In 2012, council adopted a bylaw that “would permit secondary suites within single family dwellings throughout the City of Kelowna and to change the secondary suite zoning classifications.”

But in a report for Monday’s meeting, city planner Adam Cseke points out that the bylaw left out several development zones. He recommends council make changes to allow secondary suites in some of those zones.

Such a change, Cseke says, “can improve policy and zoning to support and to promote the provision of secondary suites across the city.”

Promoting secondary suites suites, he argues, is one of the few ways council can influence housing diversity to try and address the city’s housing issues.

He says secondary suites provide affordable housing “with minimal impact to neighbourhoods” because no new infrastructure is required for people to live in them.

“Accessory suites continue to be an attractive alternative housing arrangement for renters,”  Cseke says.
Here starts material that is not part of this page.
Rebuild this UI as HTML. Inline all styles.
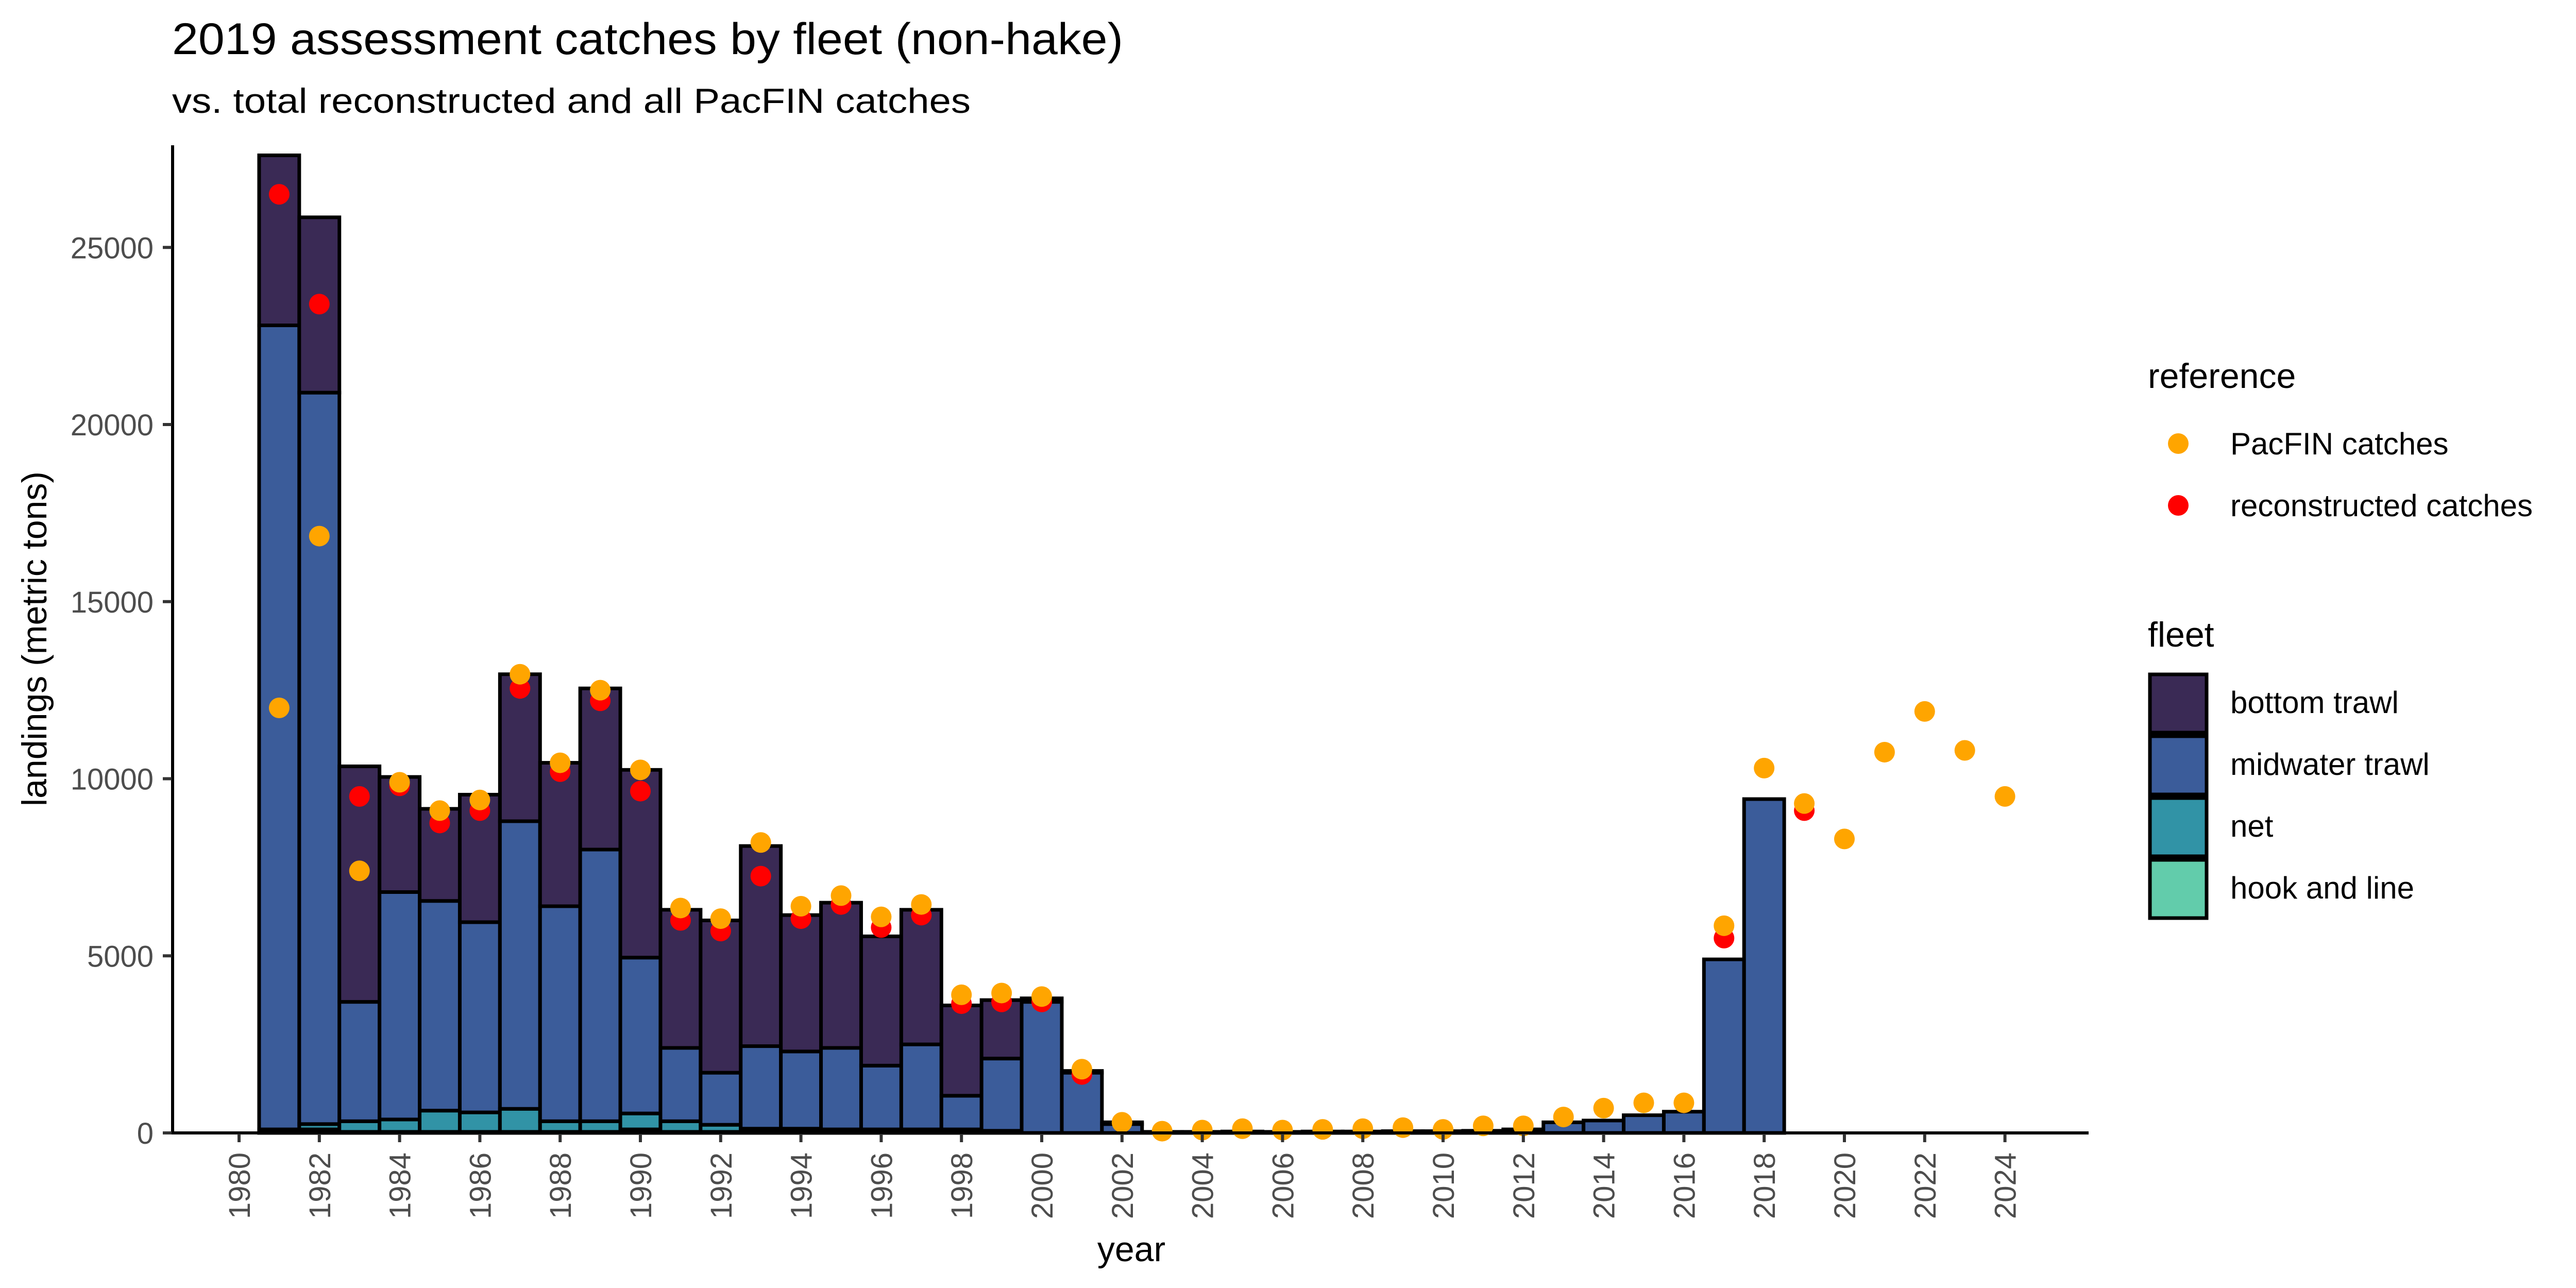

In recent years, as vacancy rates have fallen and rents have spike in Kelowna, a growing number of renters renters faced with a limited selection “found suitable rental accommodations within the stock of available secondary rental units.”

According to his data, there were an estimated 2,103 households living in accessory suites as of October 2014, up from 1,351 during the same period in 2013, and the number has only grown.

Right now, homeowners require a building permit and business licence, to operate a secondary suite. Cseke says those rules were implemented to help council track numbers and help with compliance, but staff are recommending the requirement be scrapped.

He says staff  will still be able to track secondary suites through a “legal suite” system.

Council will consider the changes at its Monday meeting.